Make an exact copy of all the material below, apart from the pictures.

***

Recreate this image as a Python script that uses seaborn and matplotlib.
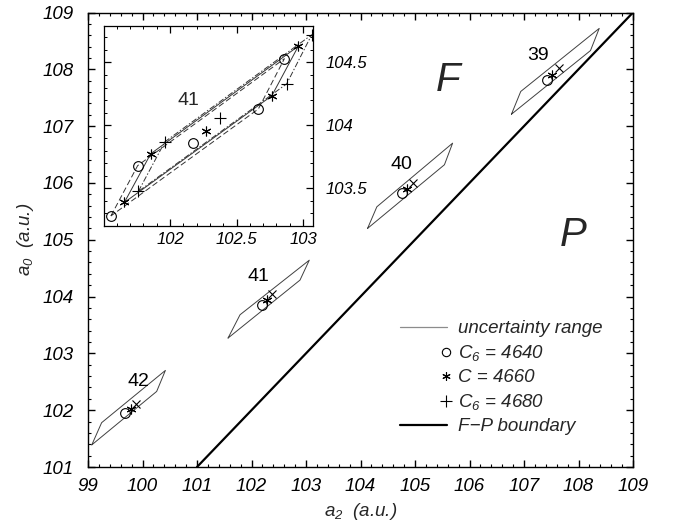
import numpy as np
import pandas as pd
import matplotlib
matplotlib.use("Agg")
import matplotlib.pyplot as plt
import seaborn as sns
from matplotlib.lines import Line2D
from matplotlib.legend_handler import HandlerLine2DCompound
from matplotlib.ticker import MultipleLocator, FormatStrFormatter

# ---------------- data ----------------
group_labels = ["42", "41", "40", "39"]
label_x = [99.92, 102.12, 104.76, 107.26]
label_y = [102.51, 104.36, 106.32, 108.25]

# uncertainty parallelograms (main plot)
bl_x = [99.07, 101.57, 104.13, 106.77]
bl_y = [101.39, 103.27, 105.20, 107.21]
ul_x = [99.25, 101.79, 104.30, 106.94]
ul_y = [101.78, 103.68, 105.58, 107.61]
tr_x = [100.42, 103.06, 105.69, 108.38]
tr_y = [102.70, 104.64, 106.70, 108.72]
lr_x = [100.26, 102.89, 105.54, 108.22]
lr_y = [102.33, 104.29, 106.32, 108.33]

# centre points for the three C6 values
c4640_x = [99.68, 102.19, 104.76, 107.42]
c4640_y = [101.95, 103.85, 105.82, 107.81]
c4660_x = [99.79, 102.28, 104.86, 107.52]
c4660_y = [102.02, 103.94, 105.89, 107.90]
c4680_x = [99.88, 102.38, 104.96, 107.64]
c4680_y = [102.11, 104.04, 106.00, 108.02]

boundary_x = [101, 109]
boundary_y = [101, 109]

# inset (group 41): vertices BL, UL, TR, LR, centre
in4640_x = [101.556, 101.757, 102.860, 102.664, 102.17]
in4640_y = [103.280, 103.680, 104.530, 104.130, 103.86]
in4660_x = [101.657, 101.855, 102.965, 102.765, 102.27]
in4660_y = [103.387, 103.774, 104.630, 104.235, 103.957]
in4680_x = [101.762, 101.962, 103.065, 102.877, 102.376]
in4680_y = [103.475, 103.870, 104.720, 104.330, 104.06]

# ---------------- style ----------------
sns.set_theme(style="ticks")
plt.rcParams["font.family"] = ["Liberation Sans", "DejaVu Sans"]
plt.rcParams["font.style"] = "italic"
plt.rcParams["mathtext.fontset"] = "custom"
plt.rcParams["mathtext.it"] = "Liberation Sans:italic"
plt.rcParams["mathtext.rm"] = "Liberation Sans:italic"
plt.rcParams["axes.linewidth"] = 1.0
plt.rcParams["axes.edgecolor"] = "black"

W, H = 680, 527
fig = plt.figure(figsize=(W / 100, H / 100), dpi=100)
ax = fig.add_axes([88 / W, 1 - 467 / H, 545 / W, 454.5 / H])

STAR = (6, 2, 0)
poly_col = "0.25"

# parallelograms
for i in range(len(group_labels)):
    xs = [bl_x[i], ul_x[i], tr_x[i], lr_x[i], bl_x[i]]
    ys = [bl_y[i], ul_y[i], tr_y[i], lr_y[i], bl_y[i]]
    ax.plot(xs, ys, color=poly_col, lw=0.7)
    ax.text(label_x[i], label_y[i], group_labels[i], fontsize=14,
            style="normal", ha="center", va="center", color="black")

# boundary
sns.lineplot(x=boundary_x, y=boundary_y, ax=ax, color="black", lw=1.6)

# centre markers
ax.plot(c4640_x, c4640_y, ls="none", marker="o", mfc="none", mec="black",
        ms=7, mew=0.8)
ax.plot(c4660_x, c4660_y, ls="none", marker=STAR, color="black", ms=7, mew=0.8)
ax.plot(c4680_x, c4680_y, ls="none", marker="x", color="black", ms=5.5, mew=0.8)

ax.text(105.6, 107.82, "F", fontsize=29, ha="center", va="center")
ax.text(107.9, 105.08, "P", fontsize=29, ha="center", va="center")

ax.set_xlim(99, 109)
ax.set_ylim(101, 109)
ax.xaxis.set_major_locator(MultipleLocator(1))
ax.xaxis.set_minor_locator(MultipleLocator(0.2))
ax.yaxis.set_major_locator(MultipleLocator(1))
ax.yaxis.set_minor_locator(MultipleLocator(0.2))
ax.xaxis.set_major_formatter(FormatStrFormatter("%g"))
ax.yaxis.set_major_formatter(FormatStrFormatter("%g"))
ax.tick_params(which="both", direction="in", top=True, right=True,
               colors="black", labelsize=13.5)
ax.tick_params(which="major", length=5, width=1, pad=8)
ax.tick_params(axis="y", which="major", pad=10)
ax.tick_params(which="minor", length=2.5, width=0.8)
ax.set_xlabel(r"$a_2$  (a.u.)", fontsize=13.5, labelpad=4)
ax.set_ylabel(r"$a_0$  (a.u.)", fontsize=13.5, labelpad=5)
for s in ax.spines.values():
    s.set_visible(True)
    s.set_color("black")

# legend (markers at the right end of the handle, as in the reference)
class RightMarker(HandlerLine2DCompound):
    def get_xdata(self, legend, xdescent, ydescent, width, height, fontsize):
        xd, xm = super().get_xdata(legend, xdescent, ydescent, width, height, fontsize)
        return xd, [-xdescent + width - 0.05 * fontsize]

handles = [
    Line2D([], [], color="0.55", lw=0.9),
    Line2D([], [], ls="none", marker="o", mfc="none", mec="black", ms=6, mew=0.8),
    Line2D([], [], ls="none", marker=STAR, color="black", ms=6, mew=0.8),
    Line2D([], [], ls="none", marker="+", color="black", ms=8, mew=0.8),
    Line2D([], [], color="black", lw=1.6),
]
labels = ["uncertainty range", r"$C_6$ = 4640", "C = 4660", r"$C_6$ = 4680",
          "F\u2212P boundary"]
hm = {h: RightMarker(numpoints=1) for h in handles[1:4]}
leg = fig.legend(handles, labels, loc="upper left",
                 bbox_to_anchor=(400 / W, 1 - 320 / H), frameon=False,
                 fontsize=13.5, handlelength=2.5, handletextpad=0.6,
                 labelspacing=0.32, borderpad=0, borderaxespad=0,
                 handler_map=hm)

# ---------------- inset ----------------
ins = fig.add_axes([104 / W, 1 - 226 / H, 209 / W, 200 / H])
ins.set_facecolor("white")
order = [0, 1, 2, 3, 0]
for xs, ys, ls in [(in4640_x, in4640_y, (0, (6, 3))),
                   (in4660_x, in4660_y, "-"),
                   (in4680_x, in4680_y, (0, (6, 2, 1.5, 2)))]:
    ins.plot([xs[k] for k in order], [ys[k] for k in order], color="0.2",
             lw=0.7, ls=ls)
ins.plot(in4640_x, in4640_y, ls="none", marker="o", mfc="none", mec="black",
         ms=7, mew=0.8)
ins.plot(in4660_x, in4660_y, ls="none", marker=STAR, color="black", ms=7, mew=0.8)
ins.plot(in4680_x, in4680_y, ls="none", marker="+", color="black", ms=8, mew=0.8)
ins.text(102.14, 104.2, "41", fontsize=14, style="normal", ha="center",
         va="center")
ins.set_xlim(101.504, 103.075)
ins.set_ylim(103.20, 104.79)
ins.xaxis.set_major_locator(MultipleLocator(0.5))
ins.xaxis.set_minor_locator(MultipleLocator(0.1))
ins.yaxis.set_major_locator(MultipleLocator(0.5))
ins.yaxis.set_minor_locator(MultipleLocator(0.1))
ins.xaxis.set_major_formatter(FormatStrFormatter("%g"))
ins.yaxis.set_major_formatter(FormatStrFormatter("%g"))
ins.tick_params(which="both", direction="in", top=True, right=True,
                left=True, bottom=True, labelleft=False, labelright=True,
                colors="black", labelsize=12)
ins.tick_params(which="major", length=5, width=0.9, pad=4)
ins.tick_params(axis="y", which="major", pad=9)
ins.tick_params(which="minor", length=2.5, width=0.7)
for s in ins.spines.values():
    s.set_visible(True)
    s.set_color("black")
    s.set_linewidth(0.9)

fig.savefig("out.png", dpi=100)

***

### Response to the task
Recreate this image as a Python script that uses seaborn and matplotlib.
import numpy as np
import pandas as pd
import matplotlib
matplotlib.use("Agg")
import matplotlib.pyplot as plt
import seaborn as sns
from matplotlib.lines import Line2D
from matplotlib.legend_handler import HandlerLine2DCompound
from matplotlib.ticker import MultipleLocator, FormatStrFormatter

# ---------------- data ----------------
group_labels = ["42", "41", "40", "39"]
label_x = [99.92, 102.12, 104.76, 107.26]
label_y = [102.51, 104.36, 106.32, 108.25]

# uncertainty parallelograms (main plot)
bl_x = [99.07, 101.57, 104.13, 106.77]
bl_y = [101.39, 103.27, 105.20, 107.21]
ul_x = [99.25, 101.79, 104.30, 106.94]
ul_y = [101.78, 103.68, 105.58, 107.61]
tr_x = [100.42, 103.06, 105.69, 108.38]
tr_y = [102.70, 104.64, 106.70, 108.72]
lr_x = [100.26, 102.89, 105.54, 108.22]
lr_y = [102.33, 104.29, 106.32, 108.33]

# centre points for the three C6 values
c4640_x = [99.68, 102.19, 104.76, 107.42]
c4640_y = [101.95, 103.85, 105.82, 107.81]
c4660_x = [99.79, 102.28, 104.86, 107.52]
c4660_y = [102.02, 103.94, 105.89, 107.90]
c4680_x = [99.88, 102.38, 104.96, 107.64]
c4680_y = [102.11, 104.04, 106.00, 108.02]

boundary_x = [101, 109]
boundary_y = [101, 109]

# inset (group 41): vertices BL, UL, TR, LR, centre
in4640_x = [101.556, 101.757, 102.860, 102.664, 102.17]
in4640_y = [103.280, 103.680, 104.530, 104.130, 103.86]
in4660_x = [101.657, 101.855, 102.965, 102.765, 102.27]
in4660_y = [103.387, 103.774, 104.630, 104.235, 103.957]
in4680_x = [101.762, 101.962, 103.065, 102.877, 102.376]
in4680_y = [103.475, 103.870, 104.720, 104.330, 104.06]

# ---------------- style ----------------
sns.set_theme(style="ticks")
plt.rcParams["font.family"] = ["Liberation Sans", "DejaVu Sans"]
plt.rcParams["font.style"] = "italic"
plt.rcParams["mathtext.fontset"] = "custom"
plt.rcParams["mathtext.it"] = "Liberation Sans:italic"
plt.rcParams["mathtext.rm"] = "Liberation Sans:italic"
plt.rcParams["axes.linewidth"] = 1.0
plt.rcParams["axes.edgecolor"] = "black"

W, H = 680, 527
fig = plt.figure(figsize=(W / 100, H / 100), dpi=100)
ax = fig.add_axes([88 / W, 1 - 467 / H, 545 / W, 454.5 / H])

STAR = (6, 2, 0)
poly_col = "0.25"

# parallelograms
for i in range(len(group_labels)):
    xs = [bl_x[i], ul_x[i], tr_x[i], lr_x[i], bl_x[i]]
    ys = [bl_y[i], ul_y[i], tr_y[i], lr_y[i], bl_y[i]]
    ax.plot(xs, ys, color=poly_col, lw=0.7)
    ax.text(label_x[i], label_y[i], group_labels[i], fontsize=14,
            style="normal", ha="center", va="center", color="black")

# boundary
sns.lineplot(x=boundary_x, y=boundary_y, ax=ax, color="black", lw=1.6)

# centre markers
ax.plot(c4640_x, c4640_y, ls="none", marker="o", mfc="none", mec="black",
        ms=7, mew=0.8)
ax.plot(c4660_x, c4660_y, ls="none", marker=STAR, color="black", ms=7, mew=0.8)
ax.plot(c4680_x, c4680_y, ls="none", marker="x", color="black", ms=5.5, mew=0.8)

ax.text(105.6, 107.82, "F", fontsize=29, ha="center", va="center")
ax.text(107.9, 105.08, "P", fontsize=29, ha="center", va="center")

ax.set_xlim(99, 109)
ax.set_ylim(101, 109)
ax.xaxis.set_major_locator(MultipleLocator(1))
ax.xaxis.set_minor_locator(MultipleLocator(0.2))
ax.yaxis.set_major_locator(MultipleLocator(1))
ax.yaxis.set_minor_locator(MultipleLocator(0.2))
ax.xaxis.set_major_formatter(FormatStrFormatter("%g"))
ax.yaxis.set_major_formatter(FormatStrFormatter("%g"))
ax.tick_params(which="both", direction="in", top=True, right=True,
               colors="black", labelsize=13.5)
ax.tick_params(which="major", length=5, width=1, pad=8)
ax.tick_params(axis="y", which="major", pad=10)
ax.tick_params(which="minor", length=2.5, width=0.8)
ax.set_xlabel(r"$a_2$  (a.u.)", fontsize=13.5, labelpad=4)
ax.set_ylabel(r"$a_0$  (a.u.)", fontsize=13.5, labelpad=5)
for s in ax.spines.values():
    s.set_visible(True)
    s.set_color("black")

# legend (markers at the right end of the handle, as in the reference)
class RightMarker(HandlerLine2DCompound):
    def get_xdata(self, legend, xdescent, ydescent, width, height, fontsize):
        xd, xm = super().get_xdata(legend, xdescent, ydescent, width, height, fontsize)
        return xd, [-xdescent + width - 0.05 * fontsize]

handles = [
    Line2D([], [], color="0.55", lw=0.9),
    Line2D([], [], ls="none", marker="o", mfc="none", mec="black", ms=6, mew=0.8),
    Line2D([], [], ls="none", marker=STAR, color="black", ms=6, mew=0.8),
    Line2D([], [], ls="none", marker="+", color="black", ms=8, mew=0.8),
    Line2D([], [], color="black", lw=1.6),
]
labels = ["uncertainty range", r"$C_6$ = 4640", "C = 4660", r"$C_6$ = 4680",
          "F\u2212P boundary"]
hm = {h: RightMarker(numpoints=1) for h in handles[1:4]}
leg = fig.legend(handles, labels, loc="upper left",
                 bbox_to_anchor=(400 / W, 1 - 320 / H), frameon=False,
                 fontsize=13.5, handlelength=2.5, handletextpad=0.6,
                 labelspacing=0.32, borderpad=0, borderaxespad=0,
                 handler_map=hm)

# ---------------- inset ----------------
ins = fig.add_axes([104 / W, 1 - 226 / H, 209 / W, 200 / H])
ins.set_facecolor("white")
order = [0, 1, 2, 3, 0]
for xs, ys, ls in [(in4640_x, in4640_y, (0, (6, 3))),
                   (in4660_x, in4660_y, "-"),
                   (in4680_x, in4680_y, (0, (6, 2, 1.5, 2)))]:
    ins.plot([xs[k] for k in order], [ys[k] for k in order], color="0.2",
             lw=0.7, ls=ls)
ins.plot(in4640_x, in4640_y, ls="none", marker="o", mfc="none", mec="black",
         ms=7, mew=0.8)
ins.plot(in4660_x, in4660_y, ls="none", marker=STAR, color="black", ms=7, mew=0.8)
ins.plot(in4680_x, in4680_y, ls="none", marker="+", color="black", ms=8, mew=0.8)
ins.text(102.14, 104.2, "41", fontsize=14, style="normal", ha="center",
         va="center")
ins.set_xlim(101.504, 103.075)
ins.set_ylim(103.20, 104.79)
ins.xaxis.set_major_locator(MultipleLocator(0.5))
ins.xaxis.set_minor_locator(MultipleLocator(0.1))
ins.yaxis.set_major_locator(MultipleLocator(0.5))
ins.yaxis.set_minor_locator(MultipleLocator(0.1))
ins.xaxis.set_major_formatter(FormatStrFormatter("%g"))
ins.yaxis.set_major_formatter(FormatStrFormatter("%g"))
ins.tick_params(which="both", direction="in", top=True, right=True,
                left=True, bottom=True, labelleft=False, labelright=True,
                colors="black", labelsize=12)
ins.tick_params(which="major", length=5, width=0.9, pad=4)
ins.tick_params(axis="y", which="major", pad=9)
ins.tick_params(which="minor", length=2.5, width=0.7)
for s in ins.spines.values():
    s.set_visible(True)
    s.set_color("black")
    s.set_linewidth(0.9)

fig.savefig("out.png", dpi=100)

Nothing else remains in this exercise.